Coverage structures and deductibles vary significantly by policy and region. Review your specific policy language before assuming what’s covered, and ask the contractor to document damage in a format that maps to insurance reporting requirements.
Step 4: What Happens on Repair Day
On the day work begins, a professional crew focuses on protecting your property and meeting safety standards before any materials are touched. Heavy-duty tarps or catch-all systems should be positioned to protect landscaping, windows, and surrounding surfaces from falling debris. A clean, controlled worksite is a basic expectation of professional roofing work, not a premium service.
Quality workmanship requires complete removal of existing damaged materials rather than overlaying new shingles on top of compromised ones. This tear-off process allows the crew to inspect the roof deck directly and address any deteriorated sections before new materials are installed.
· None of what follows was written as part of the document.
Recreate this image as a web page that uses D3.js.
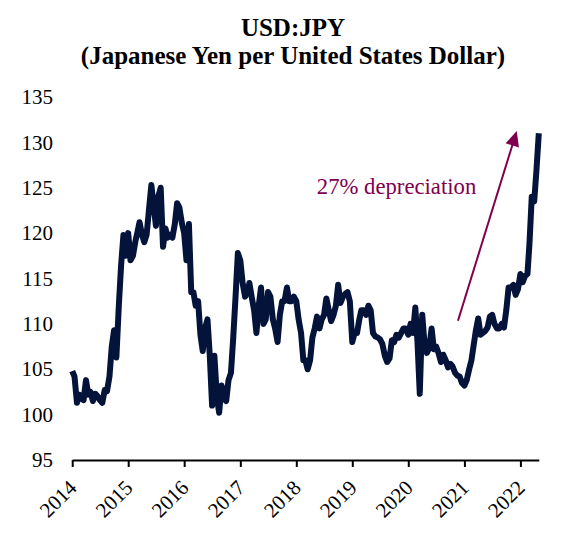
<!DOCTYPE html>
<html>
<head>
<meta charset="utf-8">
<script src="https://cdn.jsdelivr.net/npm/d3@7"></script>
<style>
body { margin: 0; background: #ffffff; }
</style>
</head>
<body>
<script>
var g_width = 579
var g_height = 542
var g_font = "'Liberation Serif', 'Times New Roman', serif"

// USD:JPY, one value on the 1st and 16th of each month
var fx2014 = [104.8, 104.2, 101.3, 102.2, 101.8, 101.6, 103.8, 102.2, 102.5, 101.5, 102.3, 102.0,
              101.6, 101.3, 102.7, 102.6, 104.2, 107.5, 109.3, 106.3, 112.0, 116.5, 119.8, 117.5]
var fx2015 = [120.0, 117.0, 117.5, 119.0, 120.0, 121.2, 119.8, 119.0, 119.8, 122.5, 125.3, 123.0,
              120.8, 124.0, 125.0, 118.5, 120.5, 119.5, 119.8, 119.5, 121.0, 123.3, 122.8, 121.2]
var fx2016 = [120.0, 117.0, 121.0, 113.5, 113.5, 112.0, 112.5, 108.8, 107.0, 109.5, 110.5, 106.5,
              101.0, 106.5, 102.0, 100.2, 103.2, 101.8, 101.5, 103.8, 104.6, 108.5, 113.0, 117.8]
var fx2017 = [117.0, 114.5, 113.0, 113.5, 114.5, 113.0, 111.5, 109.0, 112.0, 114.0, 110.0, 110.5,
              113.5, 113.0, 110.5, 109.5, 108.0, 111.0, 112.5, 112.5, 114.0, 112.5, 112.5, 113.0]
var fx2018 = [112.5, 110.5, 109.0, 106.0, 106.0, 105.0, 106.0, 108.5, 109.5, 110.8, 109.5, 110.5,
              111.0, 112.8, 111.5, 110.3, 111.0, 112.0, 114.3, 112.3, 113.0, 113.3, 113.5, 112.5]
var fx2019 = [108.0, 109.0, 109.0, 110.5, 111.5, 111.5, 111.0, 112.0, 111.5, 109.0, 108.6, 108.5,
              108.3, 107.8, 106.5, 105.8, 106.2, 108.2, 108.0, 108.8, 108.5, 109.0, 109.5, 109.5]
var fx2020 = [108.8, 110.0, 109.0, 111.8, 108.0, 102.3, 111.0, 107.8, 106.8, 107.3, 109.5, 107.2,
              107.5, 106.8, 105.8, 106.6, 106.0, 105.2, 105.6, 105.3, 104.6, 104.3, 104.2, 103.5]
var fx2021 = [103.2, 103.8, 105.0, 106.0, 107.5, 109.2, 110.6, 108.8, 109.0, 109.2, 109.6, 110.8,
              111.0, 110.0, 109.5, 109.5, 110.0, 109.6, 111.5, 114.0, 114.0, 114.3, 113.2, 113.8]
var fx2022 = [115.5, 114.6, 115.3, 115.5, 118.8, 124.0, 123.5, 127.0, 131.0]

var years = [2014, 2015, 2016, 2017, 2018, 2019, 2020, 2021, 2022]
var yTicks = [95, 100, 105, 110, 115, 120, 125, 130, 135]

var titleLines = ["USD:JPY", "(Japanese Yen per United States Dollar)"]
var noteText = "27% depreciation"
var notePos = { date: new Date(2018, 4, 15), value: 124.3 }
var arrowFrom = { date: new Date(2020, 10, 20), value: 110.35 }
var arrowTo = { date: new Date(2021, 11, 8), value: 131.25 }

var series = [fx2014, fx2015, fx2016, fx2017, fx2018, fx2019, fx2020, fx2021, fx2022]
var data = []
years.forEach(function(yr, k) {
    series[k].forEach(function(v, i) {
        data.push({ date: new Date(yr, Math.floor(i / 2), i % 2 ? 16 : 1), value: v })
    })
})

var svg = d3.select("body")
    .append("svg")
    .attr("width", g_width)
    .attr("height", g_height)
    .style("background-color", "white");

// years are laid out 2014 -> 72px, 2022 -> 520px
var start = new Date(2014, 0, 1)
var lastDate = data[data.length - 1].date
var xYear = d3.scaleTime().domain([start, new Date(2022, 0, 1)]).range([72.2, 520.4]);
var xScale = d3.scaleTime().domain([start, lastDate]).range([72.2, xYear(lastDate)]);
var yScale = d3.scaleLinear().domain([95, 135]).range([460, 97]);

// title
svg.selectAll(".title")
    .data(titleLines)
    .enter().append("text")
    .attr("class", "title")
    .attr("x", 293)
    .attr("y", function(d, i) { return 36 + i * 28 })
    .attr("text-anchor", "middle")
    .style("font-family", g_font)
    .style("font-weight", "bold")
    .style("font-size", "25px")
    .text(function(d) { return d });

// y axis, labels only
var yAxisPlot = svg.append("g")
    .attr("transform", "translate(56,0)")
    .call(d3.axisLeft(yScale).tickValues(yTicks).tickSize(0).tickPadding(3));
yAxisPlot.select(".domain").remove();
yAxisPlot.selectAll("text")
    .style("font-family", g_font)
    .style("font-size", "21px")
    .attr("fill", "#000");

// x axis
var xAxis = d3.axisBottom(xScale)
    .tickValues(years.map(function(y) { return new Date(y, 0, 1) }))
    .tickFormat(d3.timeFormat("%Y"))
    .tickSize(7)
    .tickSizeOuter(0);

var xAxisPlot = svg.append("g")
    .attr("transform", "translate(0,460)")
    .call(xAxis);
xAxisPlot.select(".domain").attr("stroke", "#000").attr("stroke-width", 2);
xAxisPlot.selectAll(".tick line").attr("stroke", "#000").attr("stroke-width", 2);
xAxisPlot.selectAll("text")
    .attr("x", 0)
    .attr("y", 0)
    .attr("dy", null)
    .attr("text-anchor", "end")
    .attr("transform", "translate(5.3,29) rotate(-45)")
    .attr("fill", "#000")
    .style("font-family", g_font)
    .style("font-size", "21px");

// the series
var line = d3.line()
    .x(function(d) { return xScale(d.date) })
    .y(function(d) { return yScale(d.value) });

svg.append("path")
    .datum(data)
    .attr("d", line)
    .attr("fill", "none")
    .attr("stroke", "#03133a")
    .attr("stroke-width", 6)
    .attr("stroke-linejoin", "round");

// annotation
var noteColor = "#800050"
svg.append("text")
    .attr("x", xScale(notePos.date))
    .attr("y", yScale(notePos.value))
    .attr("fill", noteColor)
    .style("font-family", g_font)
    .style("font-size", "22.7px")
    .text(noteText);

var p0 = [xScale(arrowFrom.date), yScale(arrowFrom.value)]
var p1 = [xScale(arrowTo.date), yScale(arrowTo.value)]
var len = Math.hypot(p1[0] - p0[0], p1[1] - p0[1])
var ux = (p1[0] - p0[0]) / len, uy = (p1[1] - p0[1]) / len
var headLen = 15, headHalf = 7
var base = [p1[0] - ux * headLen, p1[1] - uy * headLen]

svg.append("line")
    .attr("x1", p0[0])
    .attr("y1", p0[1])
    .attr("x2", base[0] + ux * 2)
    .attr("y2", base[1] + uy * 2)
    .attr("stroke", noteColor)
    .attr("stroke-width", 2);

svg.append("path")
    .attr("d", "M" + p1[0] + "," + p1[1] +
        "L" + (base[0] - uy * headHalf) + "," + (base[1] + ux * headHalf) +
        "L" + (base[0] + uy * headHalf) + "," + (base[1] - ux * headHalf) + "Z")
    .attr("fill", noteColor);
</script>
</body>
</html>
Skipping this step to save time creates a compromised foundation that shortens the life of the new roof.
Homeowners should expect significant noise and vibration during tear-off and installation phases. Securing fragile wall art and making arrangements for pets before work begins is practical preparation. Weather contingencies should be clearly addressed in the contract before work starts, with a specific plan for how the roof will be protected if an unexpected delay forces work to stop mid-project.
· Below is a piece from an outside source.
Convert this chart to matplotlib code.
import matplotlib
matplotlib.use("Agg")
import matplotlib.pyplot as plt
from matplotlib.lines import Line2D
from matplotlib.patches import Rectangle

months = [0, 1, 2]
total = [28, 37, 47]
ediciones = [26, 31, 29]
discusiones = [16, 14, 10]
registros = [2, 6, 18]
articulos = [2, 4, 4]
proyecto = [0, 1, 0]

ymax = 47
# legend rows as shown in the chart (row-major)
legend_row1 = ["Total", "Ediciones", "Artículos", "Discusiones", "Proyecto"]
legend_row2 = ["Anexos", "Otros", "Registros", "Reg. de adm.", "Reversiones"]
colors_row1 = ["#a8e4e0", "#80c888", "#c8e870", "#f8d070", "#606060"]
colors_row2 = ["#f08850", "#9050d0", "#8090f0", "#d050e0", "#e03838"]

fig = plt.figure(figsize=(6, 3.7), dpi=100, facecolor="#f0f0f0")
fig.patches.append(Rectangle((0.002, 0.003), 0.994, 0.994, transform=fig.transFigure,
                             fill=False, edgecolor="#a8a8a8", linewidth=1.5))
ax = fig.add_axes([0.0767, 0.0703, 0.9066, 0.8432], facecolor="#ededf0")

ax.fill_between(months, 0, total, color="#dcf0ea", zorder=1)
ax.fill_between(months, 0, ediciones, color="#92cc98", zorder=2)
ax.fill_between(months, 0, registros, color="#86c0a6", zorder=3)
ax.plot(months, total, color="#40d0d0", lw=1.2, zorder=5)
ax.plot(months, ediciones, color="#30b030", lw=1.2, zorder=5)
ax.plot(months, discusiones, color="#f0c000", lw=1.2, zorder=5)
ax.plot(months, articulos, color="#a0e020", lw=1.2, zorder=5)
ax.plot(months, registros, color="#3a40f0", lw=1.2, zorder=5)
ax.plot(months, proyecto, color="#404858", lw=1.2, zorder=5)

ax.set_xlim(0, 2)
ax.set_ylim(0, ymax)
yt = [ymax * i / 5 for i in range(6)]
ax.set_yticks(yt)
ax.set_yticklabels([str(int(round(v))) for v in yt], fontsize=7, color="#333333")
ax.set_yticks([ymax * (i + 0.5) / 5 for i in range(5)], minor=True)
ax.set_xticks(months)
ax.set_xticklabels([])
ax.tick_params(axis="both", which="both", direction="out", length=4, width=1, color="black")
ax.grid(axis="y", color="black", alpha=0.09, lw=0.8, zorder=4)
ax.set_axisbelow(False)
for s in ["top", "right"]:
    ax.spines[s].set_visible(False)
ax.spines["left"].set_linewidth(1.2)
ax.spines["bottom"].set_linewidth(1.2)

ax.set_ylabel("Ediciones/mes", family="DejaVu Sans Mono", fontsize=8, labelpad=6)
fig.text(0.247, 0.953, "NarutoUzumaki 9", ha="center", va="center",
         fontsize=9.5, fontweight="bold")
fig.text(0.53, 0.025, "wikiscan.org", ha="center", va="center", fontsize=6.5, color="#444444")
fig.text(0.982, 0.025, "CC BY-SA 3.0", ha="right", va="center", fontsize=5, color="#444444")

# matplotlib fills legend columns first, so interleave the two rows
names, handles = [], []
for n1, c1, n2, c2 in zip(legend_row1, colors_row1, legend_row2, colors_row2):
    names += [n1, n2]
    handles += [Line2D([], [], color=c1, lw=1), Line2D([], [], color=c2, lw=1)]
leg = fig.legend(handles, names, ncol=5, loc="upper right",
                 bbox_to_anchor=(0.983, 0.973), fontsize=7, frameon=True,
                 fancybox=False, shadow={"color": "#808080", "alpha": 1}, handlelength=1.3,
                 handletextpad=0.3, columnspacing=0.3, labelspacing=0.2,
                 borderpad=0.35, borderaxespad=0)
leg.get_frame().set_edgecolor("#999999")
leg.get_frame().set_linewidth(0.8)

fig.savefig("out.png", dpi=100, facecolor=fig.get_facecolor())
Step 5: Completion and Quality Assurance
Before paying the final invoice, walk through the completed work with the contractor and verify that everything promised in the scope of work was delivered. Take time to review the quality of the installation, check that flashing details around penetrations are properly finished, and confirm that gutters and downspouts are clear and functional.
Debris removal is a critical final step that reputable contractors complete before leaving the site. A magnetic sweep of the driveway, walkways, and lawn removes stray nails and fasteners that would otherwise create hazards for vehicles and bare feet. If this step isn’t completed before the crew leaves, it becomes your problem.
Warranty documentation should be provided at project completion and clearly explained. Manufacturer warranties cover defects in the physical materials produced at the factory. Contractor workmanship warranties cover the quality of installation and labor. These are separate protections covering different types of potential failures. Reputable contractors frequently offer 10-year or lifetime workmanship warranties, though these typically exclude storm damage, unauthorized modifications to the roof after installation, and environmental issues like ice dams. Read the warranty terms carefully before signing off on the project.
What a Good Roofing Experience Looks Like Overall
The pattern across a well-run roofing project is consistent transparency: a detailed inspection with documentation you can review, an itemized estimate that separates material and labor costs, honest guidance about repair versus replacement, a protected worksite with professional cleanup, and clear warranty terms at the end. Each of these elements is a reasonable expectation, not a premium. If a contractor is vague about fees, resistant to providing written documentation, or unable to give clear answers about warranties, those are signs worth taking seriously before any work begins.
Getting multiple written estimates for significant roofing work is standard practice and gives you a basis for comparison. Verify that any contractor you’re considering carries general liability and workers’ compensation insurance, and ask specifically for a certificate of insurance before signing a contract.